Supplied entries:
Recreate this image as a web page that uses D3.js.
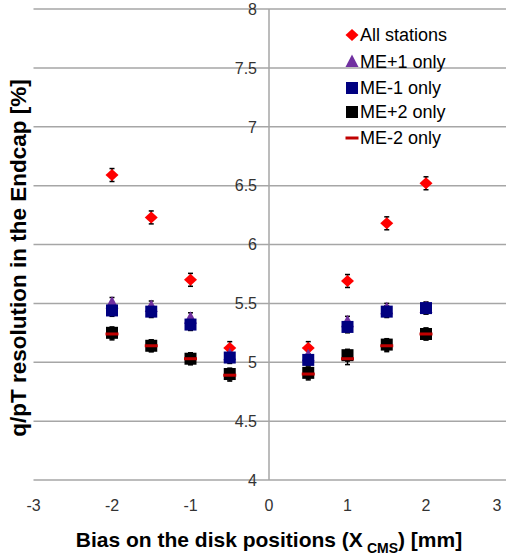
<!DOCTYPE html>
<html><head><meta charset="utf-8">
<script src="https://cdn.jsdelivr.net/npm/d3@7"></script>
<style>body{margin:0;background:#fff}svg{display:block;font-family:"Liberation Sans",Arial,sans-serif}</style>
</head><body><svg id="c" width="506" height="560"></svg>
<script>
const biases = [-2, -1.5, -1, -0.5, 0.5, 1, 1.5, 2];
const allStations = [6.59, 6.23, 5.70, 5.12, 5.12, 5.69, 6.18, 6.52];
const mePlus1 = [5.50, 5.47, 5.37, 5.06, 5.05, 5.34, 5.45, 5.46];
const meMinus1 = [5.44, 5.43, 5.32, 5.04, 5.02, 5.30, 5.43, 5.46];
const mePlus2 = [5.25, 5.14, 5.03, 4.90, 4.91, 5.06, 5.15, 5.24];
const meMinus2 = [5.24, 5.14, 5.03, 4.89, 4.90, 5.03, 5.14, 5.24];
const errAll = [0.055, 0.055, 0.055, 0.055, 0.055, 0.055, 0.055, 0.055];
const errStation = [0.05, 0.05, 0.05, 0.05, 0.05, 0.05, 0.05, 0.05];
const seriesNames = ["All stations", "ME+1 only", "ME-1 only", "ME+2 only", "ME-2 only"];
const xTicks = [-3, -2, -1, 0, 1, 2, 3];
const yTicks = [4, 4.5, 5, 5.5, 6, 6.5, 7, 7.5, 8];

const series = [
  {name: seriesNames[0], values: allStations, err: errAll, shape: "diamond", color: "#ff0000"},
  {name: seriesNames[1], values: mePlus1, err: errStation, shape: "triangle", color: "#7030a0"},
  {name: seriesNames[2], values: meMinus1, err: errStation, shape: "square", color: "#000080"},
  {name: seriesNames[3], values: mePlus2, err: errStation, shape: "square", color: "#000000"},
  {name: seriesNames[4], values: meMinus2, err: errStation, shape: "dash", color: "#c00000"}
];

const svg = d3.select("#c");
const x = d3.scaleLinear().domain([-3, 3]).range([33.5, 504.5]);
const y = d3.scaleLinear().domain([4, 8]).range([480, 9]);
const grid = "#a6a6a6";

svg.append("g").selectAll("line").data(yTicks).join("line")
  .attr("x1", x(-3)).attr("x2", 506).attr("y1", d => y(d)).attr("y2", d => y(d))
  .attr("stroke", grid).attr("stroke-width", 1.5);
svg.append("line").attr("x1", x(0)).attr("x2", x(0)).attr("y1", y(8)).attr("y2", y(4))
  .attr("stroke", grid).attr("stroke-width", 1.5);

svg.append("g").selectAll("text").data(yTicks).join("text")
  .attr("x", x(0) - 12).attr("y", d => y(d)).attr("dy", "0.36em")
  .attr("text-anchor", "end").attr("font-size", 16).attr("fill", "#333")
  .text(d => d3.format("")(d));
svg.append("g").selectAll("text").data(xTicks).join("text")
  .attr("x", d => Math.min(x(d), 497)).attr("y", 505).attr("dy", "0.36em")
  .attr("text-anchor", "middle").attr("font-size", 16).attr("fill", "#333")
  .text(d => d);

const xt = svg.append("text").attr("x", 269).attr("y", 547).attr("text-anchor", "middle")
  .attr("font-size", 21).attr("font-weight", "bold").attr("fill", "#000");
xt.append("tspan").text("Bias on the disk positions (X");
xt.append("tspan").attr("font-size", 14).attr("dy", 6).attr("dx", 4).text("CMS");
xt.append("tspan").attr("dy", -6).text(") [mm]");

svg.append("text").attr("transform", "translate(26,258) rotate(-90)")
  .attr("text-anchor", "middle").attr("font-size", 22.5).attr("font-weight", "bold")
  .attr("fill", "#000").text("q/pT resolution in the Endcap [%]");

function drawMarker(g, shape, color) {
  if (shape === "diamond") {
    g.append("path").attr("d", "M0,-6L6.5,0L0,6L-6.5,0Z").attr("fill", color);
  } else if (shape === "triangle") {
    g.append("path").attr("d", "M0,-7.5L6.5,5L-6.5,5Z").attr("fill", color);
  } else if (shape === "square") {
    g.append("rect").attr("x", -6).attr("y", -6).attr("width", 12).attr("height", 12).attr("fill", color);
  } else if (shape === "dash") {
    g.append("rect").attr("x", -6.5).attr("y", -1.5).attr("width", 13).attr("height", 3).attr("fill", color);
  }
}

const errLayer = svg.append("g");
const markLayer = svg.append("g");
series.forEach(s => {
  const pts = biases.map((b, i) => ({b, v: s.values[i], e: s.err[i]}));
  const eb = errLayer.append("g").selectAll("g").data(pts).join("g");
  eb.append("line").attr("x1", d => x(d.b)).attr("x2", d => x(d.b))
    .attr("y1", d => y(d.v + d.e)).attr("y2", d => y(d.v - d.e)).attr("stroke", "#000").attr("stroke-width", 1.5);
  eb.append("line").attr("x1", d => x(d.b) - 2.5).attr("x2", d => x(d.b) + 2.5)
    .attr("y1", d => y(d.v + d.e)).attr("y2", d => y(d.v + d.e)).attr("stroke", "#000").attr("stroke-width", 1.5);
  eb.append("line").attr("x1", d => x(d.b) - 2.5).attr("x2", d => x(d.b) + 2.5)
    .attr("y1", d => y(d.v - d.e)).attr("y2", d => y(d.v - d.e)).attr("stroke", "#000").attr("stroke-width", 1.5);
  const g = markLayer.append("g");
  pts.forEach(d => {
    const m = g.append("g").attr("transform", `translate(${x(d.b)},${y(d.v)})`);
    drawMarker(m, s.shape, s.color);
  });
});

const legY = [35, 62, 88, 112, 138];
series.forEach((s, i) => {
  const m = svg.append("g").attr("transform", `translate(352,${legY[i]})`);
  drawMarker(m, s.shape, s.color);
  svg.append("text").attr("x", 360).attr("y", legY[i]).attr("dy", "0.36em")
    .attr("font-size", 18).attr("fill", "#000").text(s.name);
});
</script></body></html>
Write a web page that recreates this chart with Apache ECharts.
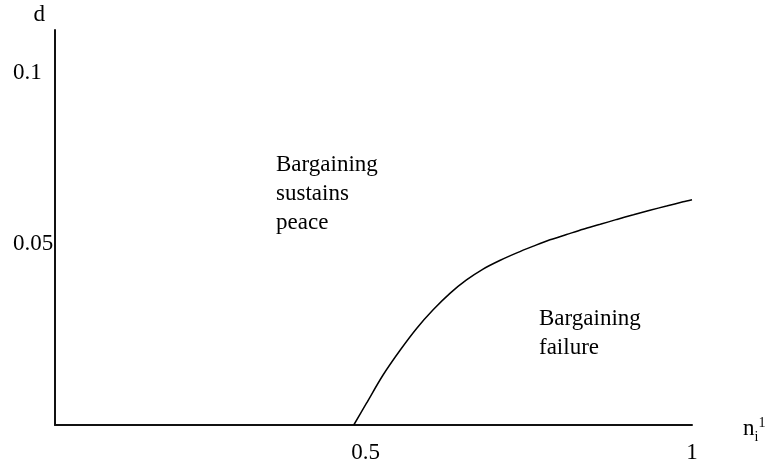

Brief: Answer with a single number: the count of lines holding the word "this".

Answer in full: 2